Além das despesas, a preparação da competição esportiva também afetava a vida de muita gente, com remoção de grupos populacionais de áreas destinadas à execução do projeto apresentado a FIFA, explosão de preços imobiliários nas cidades-sede e conturbação provocada pelas próprias obras em curso. A verdade é que, para muitos setores, o cisne acabou virando o patinho feio.

Eleições e gastos
Com a coincidência entre a Copa do Mundo e as eleições presidenciais, previstas para outubro, as correntes oposicionistas e os principais veículos de informação, francamente inimigos do petismo, aproveitaram para desatar verdadeira guerra psicológica sobre o tema. O esforço teve duplo sentido: radicalizar a percepção de que a Copa do Mundo desvia dinheiro dos serviços públicos e apostar no próprio fracasso do evento.

Denuncia-se que o Estado desembolsou 83,6% dos 25,6 bilhões de reais necessários para viabilizar a competição, como se todos esses recursos fossem para a construção de arenas desportivas. Esconde-se, geralmente, que 60,1% dos investimentos são para objetivos permanentes e de interesse geral, como obras viárias, aeroportos e telecomunicação. Tampouco se dá destaque que esses investimentos, durante sete anos, geraram 3,6 milhões de empregos diretos.

O governo gastou sete bilhões de reais para a construção e a reforma de 12 estádios, mais 1.5 bilhão para segurança pública durante a Copa. Isso equivale a 3% das despesas públicas anuais com educação, por exemplo. Atribuir a esses gastos as carências em infraestrutura, portanto, não tem qualquer lastro na realidade. Cálculos da Fundação Getúlio Vargas, por outro lado, indicam que o torneio deve gerar negócios adicionais ao redor de R$ 142 bilhões, além de poder quadruplicar a receita da indústria do futebol e modernizar sua estrutura

Nem mesmo o estouro de orçamento, calculado em 20%, é algo muito grave. Mudanças nos projetos justificam boa parte dessa situação. No mais, este percentual de despesas adicionais está apenas um pouco acima da Copa do Mundo na Alemanha (14%) e bem abaixo da África do Sul (32%).

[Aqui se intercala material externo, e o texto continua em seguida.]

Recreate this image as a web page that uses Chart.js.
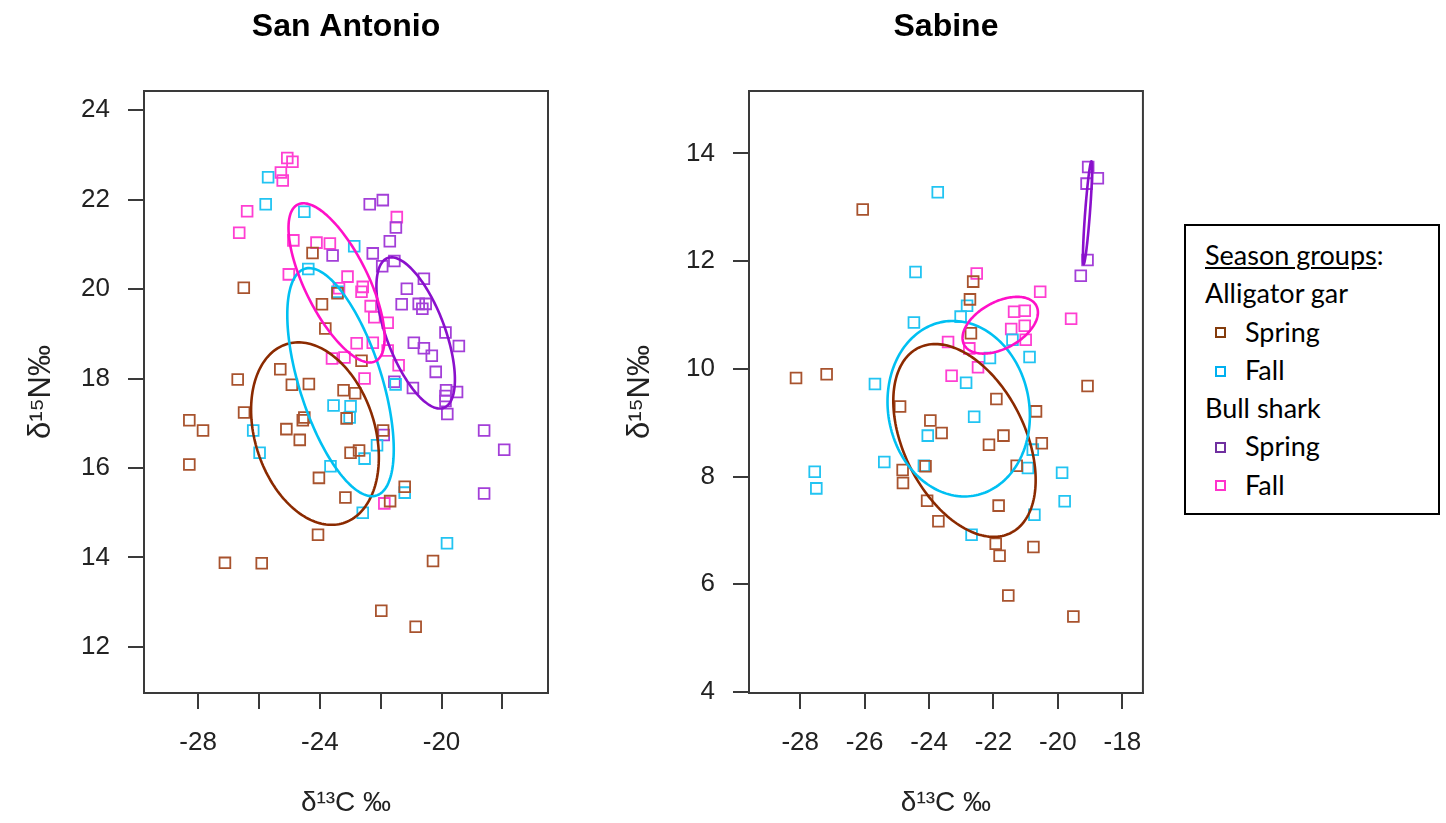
<!DOCTYPE html>
<html lang="en">
<head>
  <meta charset="UTF-8" />
  <title>Season groups - San Antonio and Sabine</title>
  <script src="https://cdn.jsdelivr.net/npm/chart.js"></script>
  <style>
    body {
      margin: 0;
      background: #fff;
      width: 1446px;
      height: 823px;
      overflow: hidden;
      position: relative;
      font-family: "Liberation Sans", Arial, sans-serif;
    }
    canvas {
      position: absolute;
      top: 0;
    }
    #saChart { left: 0; }
    #sbChart { left: 600px; }
    #legend {
      position: absolute;
      left: 1184px;
      top: 224px;
      width: 256px;
      height: 291px;
      border: 2px solid #000;
      padding: 10px 0 0 19px;
      box-sizing: border-box;
      font-family: Lato, "Open Sans", sans-serif;
      font-size: 27px;
      line-height: 38.3px;
      color: #000;
    }
    #legend .item { padding-left: 10px; }
    #legend .mk {
      display: inline-block;
      width: 11px;
      height: 11px;
      border: 2.6px solid;
      box-sizing: border-box;
      margin-right: 19px;
      vertical-align: middle;
      position: relative;
      top: -2px;
    }
  </style>
</head>
<body>
  <canvas id="saChart" width="600" height="823"></canvas>
  <canvas id="sbChart" width="560" height="823"></canvas>
  <div id="legend"></div>

  <script>
    // ---- San Antonio (d13C, d15N) ----
    const saGarSpringX = [-24.24, -26.50, -23.93, -23.82, -23.42, -26.70, -25.30, -24.92, -24.36, -23.22, -22.84, -26.49, -24.51, -24.56, -28.29, -27.84, -25.10, -24.66, -23.12, -28.29, -24.03, -23.16, -22.99, -22.71, -22.63, -21.92, -21.21, -21.69, -24.06, -27.12, -25.91, -20.28, -21.98, -20.85];
    const saGarSpringY = [20.81, 20.03, 19.66, 19.12, 19.91, 17.98, 18.21, 17.86, 17.88, 17.74, 17.67, 17.24, 17.13, 17.07, 17.07, 16.84, 16.87, 16.63, 17.11, 16.08, 15.78, 15.34, 16.34, 16.39, 18.40, 16.84, 15.58, 15.26, 14.51, 13.88, 13.87, 13.92, 12.81, 12.45];
    const saGarFallX = [-25.70, -25.78, -24.51, -24.38, -23.42, -22.87, -21.51, -22.99, -23.02, -23.55, -26.19, -25.98, -23.65, -22.12, -22.53, -21.21, -22.59, -19.82];
    const saGarFallY = [22.50, 21.90, 21.73, 20.45, 19.94, 20.96, 17.87, 17.38, 17.13, 17.40, 16.84, 16.34, 16.04, 16.51, 16.21, 15.45, 15.00, 14.32];
    const saSharkSpringX = [-22.36, -21.93, -21.50, -21.70, -22.26, -21.55, -21.95, -20.58, -21.14, -21.31, -20.75, -20.52, -20.63, -19.87, -23.58, -20.91, -20.58, -20.32, -19.43, -20.19, -21.55, -20.94, -19.85, -19.49, -19.87, -19.87, -19.81, -21.90, -18.60, -17.94, -18.60];
    const saSharkSpringY = [21.90, 21.99, 21.38, 21.07, 20.80, 20.63, 20.51, 20.23, 20.01, 19.66, 19.67, 19.67, 19.56, 19.03, 20.75, 18.80, 18.68, 18.51, 18.73, 18.15, 17.93, 17.79, 17.74, 17.70, 17.61, 17.50, 17.21, 16.74, 16.84, 16.41, 15.43];
    const saSharkFallX = [-25.07, -24.90, -25.28, -25.22, -26.39, -26.65, -24.87, -24.11, -23.67, -25.02, -23.09, -23.37, -22.59, -22.63, -21.47, -22.33, -22.21, -21.77, -22.79, -22.26, -21.77, -21.41, -23.60, -23.19, -22.53, -21.88];
    const saSharkFallY = [22.93, 22.85, 22.61, 22.43, 21.74, 21.26, 21.09, 21.04, 21.02, 20.33, 20.28, 20.02, 20.05, 19.94, 21.61, 19.62, 19.37, 19.25, 18.79, 18.80, 18.63, 18.30, 18.45, 18.47, 18.00, 15.21];

    // ---- Sabine ----
    const sbGarSpringX = [-26.06, -22.63, -22.73, -22.70, -28.13, -27.18, -24.90, -24.82, -24.81, -19.08, -21.91, -20.68, -23.96, -23.61, -22.14, -21.69, -20.50, -21.28, -24.11, -24.06, -21.84, -23.71, -21.93, -20.76, -21.81, -21.54, -19.52];
    const sbGarSpringY = [12.96, 11.62, 11.29, 10.66, 9.83, 9.90, 9.30, 8.12, 7.88, 9.68, 9.44, 9.21, 9.04, 8.81, 8.59, 8.76, 8.62, 8.20, 8.19, 7.55, 7.46, 7.17, 6.75, 6.69, 6.53, 5.79, 5.40];
    const sbGarFallX = [-23.73, -24.42, -24.47, -23.02, -22.82, -21.41, -20.88, -22.11, -25.68, -25.39, -27.55, -27.50, -22.85, -22.60, -24.04, -20.78, -20.93, -19.87, -19.79, -20.73, -24.16, -22.68];
    const sbGarFallY = [13.28, 11.80, 10.86, 10.97, 11.17, 10.54, 10.22, 10.20, 9.72, 8.27, 8.09, 7.78, 9.74, 9.11, 8.76, 8.50, 8.16, 8.07, 7.54, 7.29, 8.20, 6.92];
    const sbSharkSpringX = [-19.06, -18.76, -19.11, -19.08, -19.29];
    const sbSharkSpringY = [13.75, 13.54, 13.44, 12.02, 11.73];
    const sbSharkFallX = [-22.52, -20.55, -21.36, -21.03, -21.45, -21.03, -21.00, -19.59, -23.41, -23.30, -22.48, -22.75];
    const sbSharkFallY = [11.77, 11.43, 11.06, 11.08, 10.74, 10.80, 10.54, 10.93, 10.50, 9.87, 10.03, 10.38];

    // ellipses, order: gar spring, gar fall, shark spring, shark fall
    // centre, half width (x units), half height (y units), correlation
    const saEllipseX = [-24.16, -23.32, -20.85, -23.45];
    const saEllipseY = [16.77, 17.92, 19.02, 20.14];
    const saEllipseW = [2.10, 1.75, 1.29, 1.58];
    const saEllipseH = [2.04, 2.55, 1.69, 1.78];
    const saEllipseR = [-0.26, -0.59, -0.615, -0.69];
    const sbEllipseX = [-22.90, -23.08, -19.08, -21.79];
    const sbEllipseY = [8.67, 9.26, 12.90, 10.81];
    const sbEllipseW = [2.21, 2.21, 0.142, 1.17];
    const sbEllipseH = [1.79, 1.63, 0.955, 0.527];
    const sbEllipseR = [-0.41, -0.08, 0.85, 0.45];

    // ticks
    const saXTicks = [-28, -26, -24, -22, -20, -18];
    const saXLabels = [-28, -24, -20];
    const saYTicks = [12, 14, 16, 18, 20, 22, 24];
    const sbXTicks = [-28, -26, -24, -22, -20, -18];
    const sbXLabels = [-28, -26, -24, -22, -20, -18];
    const sbYTicks = [4, 6, 8, 10, 12, 14];

    const groupNames = ['Alligator gar', 'Bull shark'];
    const seasonNames = ['Spring', 'Fall'];
    const pointColors = ['#a8532e', '#22c4f2', '#a33fd8', '#ff3fd2'];
    const lineColors = ['#8b2a00', '#00c0f2', '#8a10cc', '#ff10c8'];
    const legendColors = ['#843c0c', '#00b0f0', '#7030a0', '#ff33cc'];

    const FONT = '"Liberation Sans", Arial, sans-serif';
    const AXIS = '#3a3a3a';

    function toPoints(xs, ys) {
      return xs.map((x, i) => ({ x: x, y: ys[i] }));
    }

    const framePlugin = {
      id: 'frame',
      afterDraw(chart) {
        const { ctx, chartArea: a } = chart;
        ctx.save();
        ctx.strokeStyle = AXIS;
        ctx.lineWidth = 2;
        ctx.strokeRect(a.left, a.top, a.right - a.left, a.bottom - a.top);
        ctx.restore();
      }
    };

    const ellipsePlugin = {
      id: 'ellipses',
      afterDatasetsDraw(chart, args, opts) {
        const { ctx } = chart;
        const xs = chart.scales.x, ys = chart.scales.y;
        const e = opts.ell;
        ctx.save();
        ctx.lineWidth = 2.6;
        for (let k = 0; k < e.x.length; k++) {
          const s = Math.sqrt(1 - e.r[k] * e.r[k]);
          ctx.strokeStyle = lineColors[k];
          ctx.beginPath();
          for (let i = 0; i <= 180; i++) {
            const t = i / 180 * Math.PI * 2;
            const vx = e.x[k] + e.w[k] * Math.cos(t);
            const vy = e.y[k] + e.h[k] * (e.r[k] * Math.cos(t) + s * Math.sin(t));
            const px = xs.getPixelForValue(vx), py = ys.getPixelForValue(vy);
            if (i === 0) ctx.moveTo(px, py); else ctx.lineTo(px, py);
          }
          ctx.closePath();
          ctx.stroke();
        }
        ctx.restore();
      }
    };

    function makeChart(id, c) {
      return new Chart(document.getElementById(id), {
        type: 'scatter',
        data: {
          datasets: c.series.map((s, k) => ({
            label: s.label,
            data: toPoints(s.x, s.y),
            pointStyle: 'rect',
            pointRadius: 7.6,
            pointBorderWidth: 1.8,
            borderColor: pointColors[k],
            backgroundColor: 'rgba(0,0,0,0)'
          }))
        },
        options: {
          responsive: false,
          animation: false,
          events: [],
          layout: { padding: { left: 0, right: c.padRight, top: 0, bottom: 0 } },
          plugins: {
            legend: { display: false },
            tooltip: { enabled: false },
            title: {
              display: true,
              text: c.title,
              fullSize: false,
              color: '#000',
              font: { family: FONT, size: 32, weight: 'bold' },
              padding: { top: 8, bottom: 44.6 }
            },
            ellipses: { ell: c.ell }
          },
          scales: {
            x: {
              type: 'linear',
              min: c.xMin, max: c.xMax,
              afterBuildTicks: s => { s.ticks = c.xTicks.map(v => ({ value: v })); },
              afterFit: s => { s.height = 130; },
              ticks: {
                font: { family: FONT, size: 26 }, color: '#222', padding: 18,
                maxRotation: 0, autoSkip: false,
                callback: v => c.xLabels.includes(v) ? String(v) : ''
              },
              grid: { drawOnChartArea: false, drawTicks: true, tickLength: 16, color: AXIS, lineWidth: 2 },
              border: { display: true, color: AXIS, width: 2 },
              title: { display: true, text: 'δ¹³C ‰', color: '#222', font: { family: FONT, size: 28 }, padding: { top: 0, bottom: 3 } }
            },
            y: {
              type: 'linear',
              min: c.yMin, max: c.yMax,
              afterBuildTicks: s => { s.ticks = c.yTicks.map(v => ({ value: v })); },
              afterFit: s => { s.width = c.yWidth; },
              ticks: { font: { family: FONT, size: 26 }, color: '#222', padding: 18, autoSkip: false },
              grid: { drawOnChartArea: false, drawTicks: true, tickLength: 16, color: AXIS, lineWidth: 2 },
              border: { display: true, color: AXIS, width: 2 },
              title: { display: true, text: 'δ¹⁵N‰', color: '#222', font: { family: FONT, size: 31 }, padding: { top: c.yTitlePad, bottom: 0 } }
            }
          }
        },
        plugins: [framePlugin, ellipsePlugin]
      });
    }

    makeChart('saChart', {
      title: 'San Antonio',
      padRight: 52, yWidth: 144, yTitlePad: 23,
      xMin: -29.78, xMax: -16.5, yMin: 10.97, yMax: 24.43,
      xTicks: saXTicks, xLabels: saXLabels, yTicks: saYTicks,
      series: [
        { label: 'Alligator gar Spring', x: saGarSpringX, y: saGarSpringY },
        { label: 'Alligator gar Fall', x: saGarFallX, y: saGarFallY },
        { label: 'Bull shark Spring', x: saSharkSpringX, y: saSharkSpringY },
        { label: 'Bull shark Fall', x: saSharkFallX, y: saSharkFallY }
      ],
      ell: { x: saEllipseX, y: saEllipseY, w: saEllipseW, h: saEllipseH, r: saEllipseR }
    });

    makeChart('sbChart', {
      title: 'Sabine',
      padRight: 7, yWidth: 149, yTitlePad: 22,
      xMin: -29.59, xMax: -17.36, yMin: 3.98, yMax: 15.16,
      xTicks: sbXTicks, xLabels: sbXLabels, yTicks: sbYTicks,
      series: [
        { label: 'Alligator gar Spring', x: sbGarSpringX, y: sbGarSpringY },
        { label: 'Alligator gar Fall', x: sbGarFallX, y: sbGarFallY },
        { label: 'Bull shark Spring', x: sbSharkSpringX, y: sbSharkSpringY },
        { label: 'Bull shark Fall', x: sbSharkFallX, y: sbSharkFallY }
      ],
      ell: { x: sbEllipseX, y: sbEllipseY, w: sbEllipseW, h: sbEllipseH, r: sbEllipseR }
    });

    // legend box
    const legend = document.getElementById('legend');
    let html = '<div><u>Season groups</u>:</div>';
    groupNames.forEach((g, gi) => {
      html += `<div>${g}</div>`;
      seasonNames.forEach((s, si) => {
        html += `<div class="item"><span class="mk" style="border-color:${legendColors[gi * 2 + si]}"></span>${s}</div>`;
      });
    });
    legend.innerHTML = html;
  </script>
</body>
</html>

Algumas dessas obras serão entregues com atraso, pois estava prevista sua inauguração para o Mundial. Mas serão ativos importantes e úteis, mesmo assim, para melhorar a vida nas grandes cidades brasileiras. Novos aeroportos, pontes, viadutos e avenidas que ajudarão a tornar mais confortável o dia-a-dia das metrópoles.

Ainda que os fatos não justifiquem a ofensiva contra a Copa, o governo brasileiro se vê acuado na batalha midiática, dentro e fora das fronteiras. Não tanto pelos problemas concretos que podem ocorrer durante o campeonato, por erros e insuficiências, mas provavelmente porque os petistas subestimaram como seus adversários atuariam.

A comemoração de 2007 criou falsa aparência de unanimidade, que pode ter induzido lideranças da esquerda brasileira a acreditar em um cenário de paz e harmonia. Quando despontaram as primeiras contradições e crises, irrompeu a onda de descontentamento estimulada a partir de setores da imprensa, nacional e internacionalmente, contra a qual o governo brasileiro se mostrou vulnerável.

Nunca antes na história do país, como tanto gosta de dizer o ex-presidente Lula, tantos dependeram tanto de tão poucos. Além de confiar que as obras garantam eficácia, segurança e conforto durante o Mundial, o humor nacional poderá depender dos 11 jogadores brasileiros e seus reservas.

Talvez a beleza e os resultados do futebol brasileiro sejam a melhor vacina disponível, a essa altura do campeonato, para desfazer a narrativa catastrófica que foi deliberadamente construída para desgastar o processo político dirigido pelo PT desde o início do século.